四十肩と恋愛 勇気凛凛ルリの色 2





題名:四十肩と恋愛 勇気凛凛ルリの色 2
作者:浅田次郎
発行:講談社 1997.1.20 初版 1998.2.10 5刷 
価格:\1,553

 先に三冊目を読んでしまった本シリーズ、これは一人の個人史でもあるから繋がっているのに、ストーリーの後のほうを先に読んでしまった感があって残念だった。書店に走り、時差を感じながらも二作目を手にして穴を埋めた。

 いろいろなエッセイ。悲喜。陽と陰。躁鬱の気のある作家の、二面性のあるエッセイ集。

 沖縄で米兵にレイプされた少女の無念に対する怒り、国家への怒り、そうした大きな作家的使命と、作家になったきっかけとなったある先輩との出逢い。

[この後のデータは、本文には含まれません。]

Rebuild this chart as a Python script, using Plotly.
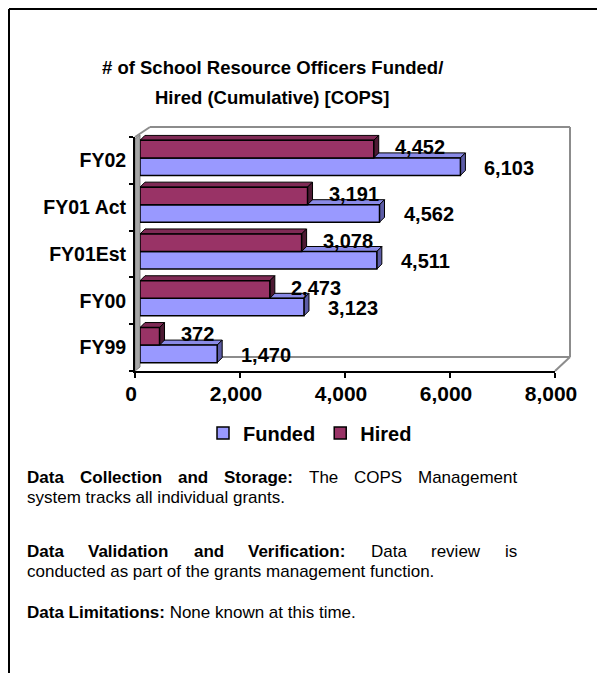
import plotly.graph_objects as go

# ---------------- data ----------------
categories = ["FY99", "FY00", "FY01Est", "FY01 Act", "FY02"]
funded = [1470, 3123, 4511, 4562, 6103]
hired = [372, 2473, 3078, 3191, 4452]
x_ticks = [0, 2000, 4000, 6000, 8000]
x_tick_text = ["0", "2,000", "4,000", "6,000", "8,000"]

title_lines = ["# of School Resource Officers Funded/", "Hired (Cumulative) [COPS]"]

# ---------------- geometry (screen px; page body has an 8px margin) ----------------
OFF = 8
W, H = 605 - OFF, 673 - OFF
PLOT_L, PLOT_R, PLOT_T, PLOT_B = 135, 570, 127, 371   # screen px
L, R, T, B = PLOT_L - OFF, W - (PLOT_R - OFF), PLOT_T - OFF, H - (PLOT_B - OFF)
PW, PH = PLOT_R - PLOT_L, PLOT_B - PLOT_T
FONT = "Arial, Liberation Sans, sans-serif"

def fx(px):
    return (px - PLOT_L) / PW

def fy(py):
    return (PLOT_B - py) / PH

XMAX = 8000
axis_w = 420   # px for 0..8000
axis_h = 234   # px for the category axis
DX = 5 * XMAX / axis_w
DY = 5 * len(categories) / axis_h

FUND_C, FUND_TOP, FUND_SIDE = "#9999FF", "#8a8ae6", "#5c5ca6"
HIRE_C, HIRE_TOP, HIRE_SIDE = "#993366", "#7f2a55", "#4d1a33"

ypos = list(range(len(categories)))
half = 0.375

fig = go.Figure()
fig.add_trace(go.Bar(
    y=ypos, x=funded, orientation="h", name="Funded",
    marker=dict(color=FUND_C, line=dict(color="black", width=1.5)),
    xaxis="x2", yaxis="y2", hoverinfo="skip"))
fig.add_trace(go.Bar(
    y=ypos, x=hired, orientation="h", name="Hired",
    marker=dict(color=HIRE_C, line=dict(color="black", width=1.5)),
    xaxis="x2", yaxis="y2", hoverinfo="skip"))
fig.add_trace(go.Scatter(x=[0], y=[0], mode="markers", marker=dict(opacity=0),
                         showlegend=False, hoverinfo="skip"))

shapes = []
annotations = []

def faces(v, yb, yt, top_c, side_c):
    top = f"M 0,{yt} L {DX},{yt+DY} L {v+DX},{yt+DY} L {v},{yt} Z"
    side = f"M {v},{yb} L {v+DX},{yb+DY} L {v+DX},{yt+DY} L {v},{yt} Z"
    return [dict(type="path", path=p, xref="x2", yref="y2", fillcolor=c,
                 line=dict(color="black", width=1), layer="below")
            for p, c in ((top, top_c), (side, side_c))]

LBL = dict(family=FONT, size=20, color="black", weight="bold")
for i, (f, h) in enumerate(zip(funded, hired)):
    shapes += faces(f, i - half, i, FUND_TOP, FUND_SIDE)
    shapes += faces(h, i, i + half, HIRE_TOP, HIRE_SIDE)
    annotations.append(dict(x=h, y=i + half / 2, xref="x2", yref="y2", text=f"{h:,}",
                            xanchor="left", yanchor="middle", xshift=19, yshift=2,
                            showarrow=False, font=LBL))
    annotations.append(dict(x=f, y=i - half / 2, xref="x2", yref="y2", text=f"{f:,}",
                            xanchor="left", yanchor="middle", xshift=22, yshift=-1,
                            showarrow=False, font=LBL))

GRAY = "#8c8c8c"
def pline(x0, y0, x1, y1, color, width):
    return dict(type="line", xref="paper", yref="paper", x0=fx(x0), y0=fy(y0),
                x1=fx(x1), y1=fy(y1), line=dict(color=color, width=width), layer="below")

shapes += [
    pline(150, 127, 570, 127, GRAY, 2),
    pline(570, 127, 570, 357, GRAY, 2),
    pline(150, 357, 570, 357, GRAY, 2),
    pline(570, 357, 555, 371, GRAY, 2),
    pline(135, 137, 150, 127, GRAY, 2),
    dict(type="path", xref="paper", yref="paper", layer="below",
         path=f"M {fx(135)},{fy(139)} L {fx(140)},{fy(135)} L {fx(140)},{fy(367)} L {fx(135)},{fy(371)} Z",
         fillcolor="#a6a6a6", line=dict(color="#808080", width=1)),
    pline(9, 9, 605, 9, "black", 2),
    pline(9, 9, 9, 673, "black", 2),
]

for k, t in enumerate(title_lines):
    annotations.append(dict(x=fx(272), y=fy(68 + 29 * k), xref="paper", yref="paper",
                            text=t, showarrow=False, xanchor="center", yanchor="middle",
                            font=dict(family=FONT, size=18.5, color="black", weight="bold")))

# ---------------- body text (justified lines) ----------------
BODY = 17
REG = {' ': 278, 'a': 556, 'c': 500, 'd': 556, 'e': 556, 'g': 556, 'h': 556, 'i': 222,
       'm': 833, 'n': 556, 'r': 333, 's': 500, 't': 278, 'v': 500, 'w': 722,
       'C': 722, 'D': 722, 'M': 833, 'O': 778, 'P': 667, 'S': 667, 'T': 611}
BLD = {' ': 278, 'a': 556, 'c': 556, 'd': 611, 'e': 556, 'f': 333, 'g': 611, 'i': 278,
       'l': 278, 'n': 611, 'o': 611, 'r': 389, 't': 333, 'u': 611, 'C': 722, 'D': 722,
       'S': 667, 'V': 667, ':': 333}

def tw(s, bold):
    tab = BLD if bold else REG
    return sum(tab.get(c, 556) for c in s) * BODY / 1000

def word(x, y, t, bold=False, anchor="left"):
    if bold:
        t = f"<b>{t}</b>"
    annotations.append(dict(x=fx(x), y=fy(y), xref="paper", yref="paper", text=t,
                            showarrow=False, xanchor=anchor, yanchor="middle",
                            font=dict(family=FONT, size=BODY, color="black")))

TX0, TX1 = 25, 515
def justified(words, y):
    total = sum(tw(w, b) for w, b in words)
    gap = (TX1 - TX0 - total) / (len(words) - 1)
    x = TX0
    for w, b in words:
        word(x, y, w, b)
        x += tw(w, b) + gap

justified([("Data", True), ("Collection", True), ("and", True), ("Storage:", True),
           ("The", False), ("COPS", False), ("Management", False)], 477)
word(25, 497, "system tracks all individual grants.")
justified([("Data", True), ("Validation", True), ("and", True), ("Verification:", True),
           ("Data", False), ("review", False), ("is", False)], 551)
word(25, 571, "conducted as part of the grants management function.")
word(25, 612, "<b>Data Limitations:</b> None known at this time.")

fig.update_layout(
    width=W, height=H,
    margin=dict(l=L, r=R, t=T, b=B, autoexpand=False),
    paper_bgcolor="white", plot_bgcolor="rgba(0,0,0,0)",
    barmode="group", bargap=0.25, bargroupgap=0,
    showlegend=True,
    legend=dict(orientation="h", x=fx(310), y=fy(433), xanchor="center", yanchor="middle",
                font=dict(family=FONT, size=20, color="black", weight="bold"),
                bgcolor="rgba(0,0,0,0)", itemclick=False, itemdoubleclick=False,
                itemwidth=30, tracegroupgap=0),
    xaxis=dict(domain=[0, axis_w / PW], range=[0, XMAX], tickvals=x_ticks,
               ticktext=x_tick_text, ticks="outside", ticklen=5, tickwidth=2,
               tickcolor="black", showline=True, linecolor="black", linewidth=2,
               showgrid=False, zeroline=False, anchor="y",
               tickfont=dict(family=FONT, size=21, color="black", weight="bold"),
               ticklabelstandoff=-2, ticklabelshift=-4, fixedrange=True),
    yaxis=dict(domain=[0, axis_h / PH], range=[-0.5, len(categories) - 0.5],
               tickvals=ypos, ticktext=categories, ticks="",
               minor=dict(tickvals=[k - 0.5 for k in range(len(categories) + 1)],
                          ticks="outside", ticklen=4, tickwidth=2, tickcolor="black"),
               showline=True, linecolor="black", linewidth=2, showgrid=False,
               zeroline=False, anchor="x",
               tickfont=dict(family=FONT, size=19.5, color="black", weight="bold"),
               ticklabelstandoff=3, fixedrange=True),
    xaxis2=dict(domain=[5 / PW, (5 + axis_w) / PW], range=[0, XMAX], visible=False,
                anchor="y2", fixedrange=True),
    yaxis2=dict(domain=[2.5 / PH, (2.5 + axis_h) / PH], range=[-0.5, len(categories) - 0.5],
                visible=False, anchor="x2", fixedrange=True),
    shapes=shapes, annotations=annotations,
)

fig.write_html("out.html")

浅田次郎という作家の過去も未来も見えてくるような一冊である。

 驚いたのは、浅田次郎は文章を読むのも書くのも非常に遅いということ。この本の一つのエッセイを書くのに3時間から5時間程度かかるという。普通の本でも5時間は最低かかるという。できあがったゲラの校正に大変集中力を要するということ。小説もエッセイも同じだけの遅筆で書かれるということ。

 なぜ浅田次郎という作家が、これほど魅力的な文章を作っているのかという秘密が覗けた気がする。ぼくはこの一文を書くのに、ちなみに5分しかかけていません。作家の素養はないですね、きっと……。